I’m An Economist, So I Tell Lies for a Living

Member Group : Jerry Shenk

The American Enterprise Institute’s Dr. Arthur Brooks sometimes begins public talks with a laugh line: "I’m an economist, so I tell lies for a living."
There are loose corollaries to Brooks’ statement in the (unofficial, but oft-proven) "Laws of Economists":

The First Law: For every economist, there exists an equal and opposite economist.

The Second Law: They’re both wrong.

The Third Law: Both: "They’re wrong."

Brooks was joking, of course. He was alluding to the difficulties and uncertainties of economic forecasting and the ways in which even known current and historical data are variously interpreted, used and misused by followers of competing economic methods.

But, when applied to some of his colleagues, Brooks’ statement and the Third Law are exact.

An entire class of modern American economists, including the New York Times’ Paul Krugman — the left’s favorite Keynesian — has become little more than liberal Democratic sock puppets.

Krugman himself wrote: "Someone once said about partisan analysts that they use economic data the way a drunkard uses a lamppost: for support rather than illumination."

Krugman is absolutely right, but he intended only to disparage other economists, proving once again that self-identified liberals like Krugman possess only limited self-awareness and no sense of irony at all.

Often, even when partisan Keynesians like Krugman must know their conclusions are unsupported, they have misused and concealed facts in favor of their preferred narratives, while speaking down to and lecturing the rest of us.
Long on proclamations, but short on empirical confirmations, Krugman and other degreed Keynesians offer suppositions, many apparently lifted from the daily Democratic National Committee talking points memo, and expect/hope that similarly-biased and less "credentialed" readers will accept them as "data."

The list of Krugman’s published partisan fantasies is extensive: "Republicans are radicals," conservatives are "delusional…about economics," House Republicans are "blackmailers," deficit spending doesn’t matter, inflation isn’t a problem, Obamacare is working, government austerity is bad.

Keynesians got it wrong in the 1920s when austerity reversed the Depression of 1920, in the 1930s when Keynesian spending policies deepened and prolonged the Great Depression, in the 1940s when Keynesian alarm over deep post-war budget cuts proved overblown, in the 1990s when Keynesians opposed spending drawdowns after the Iron Curtain fell, and again in 2009 when a massive Keynesian stimulus did nothing for the American economy beyond increasing deficits and the national debt by more than $1 trillion.

The University of Chicago’s Dr.
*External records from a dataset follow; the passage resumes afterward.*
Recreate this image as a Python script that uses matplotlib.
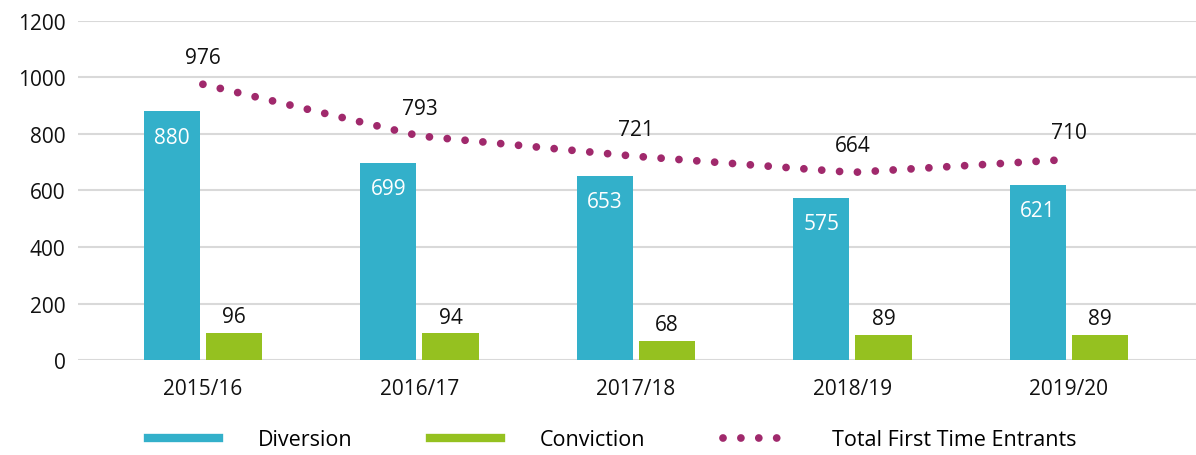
import matplotlib.pyplot as plt
import numpy as np
from matplotlib.lines import Line2D

plt.rcParams['font.family'] = ['Open Sans', 'DejaVu Sans']

years = ['2015/16', '2016/17', '2017/18', '2018/19', '2019/20']
diversion = [880, 699, 653, 575, 621]
conviction = [96, 94, 68, 89, 89]
total_fte = [976, 793, 721, 664, 710]

blue = '#33B0CA'
green = '#95C120'
purple = '#A0296C'

fig = plt.figure(figsize=(11.96, 4.56), dpi=100)
ax = fig.add_axes([0.0652, 0.2083, 0.9348, 0.7435])

x = np.arange(len(years))
w = 0.26
gap = 0.014
ax.bar(x - w / 2 - gap, diversion, w, color=blue, zorder=3)
ax.bar(x + w / 2 + gap, conviction, w, color=green, zorder=3)

# dotted total line
dots = (0, (0.001, 2.3))
ax.plot(x, total_fte, color=purple, lw=5.6, linestyle=dots,
        dash_capstyle='round', zorder=4)

# value labels
for xi, v in zip(x, diversion):
    ax.annotate(str(v), (xi - w / 2 - gap, v), xytext=(0, -26), textcoords='offset pixels',
                ha='center', va='center', color='white', fontsize=15)
for xi, v in zip(x, conviction):
    ax.annotate(str(v), (xi + w / 2 + gap, v), xytext=(0, 16), textcoords='offset pixels',
                ha='center', va='center', color='#111111', fontsize=15)
for xi, v in zip(x, total_fte):
    ax.annotate(str(v), (xi, v), xytext=(0, 27), textcoords='offset pixels',
                ha='center', va='center', color='#111111', fontsize=15)

ax.set_ylim(0, 1200)
ax.set_yticks(range(0, 1201, 200))
ax.set_xlim(-0.577, 4.587)
ax.set_xticks(x)
ax.set_xticklabels(years)
ax.tick_params(axis='both', length=0, labelsize=15, colors='#111111')
ax.tick_params(axis='x', pad=13)
ax.tick_params(axis='y', pad=9)
ax.grid(axis='y', color='#d9d9d9', lw=1.5, zorder=0)
for s in ax.spines.values():
    s.set_visible(False)

handles = [
    Line2D([], [], color=blue, lw=6),
    Line2D([], [], color=green, lw=6),
    Line2D([], [], color=purple, lw=5.6, linestyle=dots, dash_capstyle='round'),
]
fig.legend(handles, ['Diversion', 'Conviction', 'Total First Time Entrants'],
           loc='center', bbox_to_anchor=(0.512, 0.033), ncol=3, frameon=False,
           fontsize=15.5, handlelength=3.3, handletextpad=1.8, columnspacing=3.6)

fig.savefig('out.png', dpi=100)
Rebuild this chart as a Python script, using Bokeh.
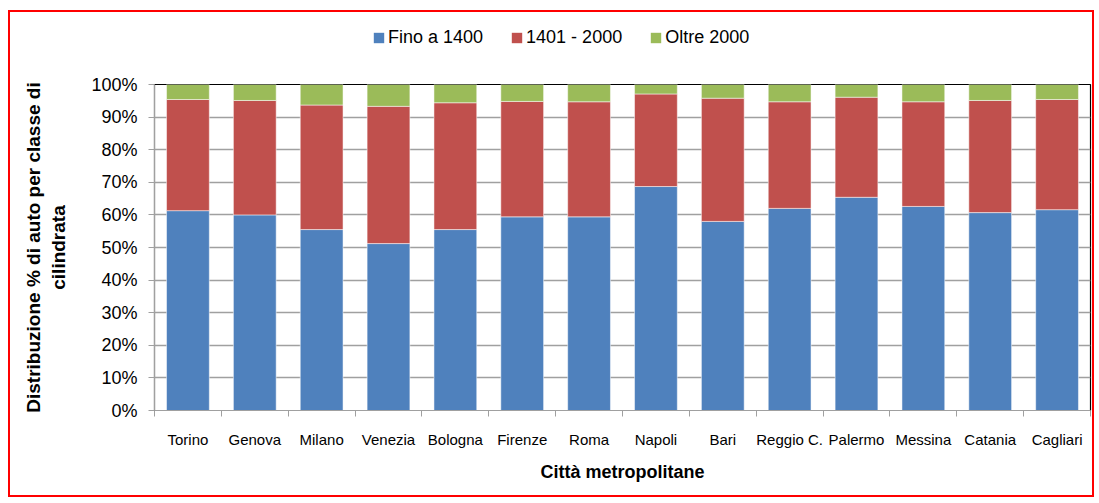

Richard Thaler is credited with saying, "When an economist says the evidence is ‘mixed,’ he means that theory says one thing and data says the opposite."

That’s why Keynesians always go with their theories — the data have never confirmed their policy preferences.

Winston Churchill joked: "If you put two economists in a room, you get two opinions, unless one of them is Lord Keynes, in which case you get three opinions.

And George Bernard Shaw wagged: "If all economists were laid end to end they would not reach a conclusion."

All of which leads to one inescapable conclusion: "God created economists to make weather forecasters look good." — Anonymous.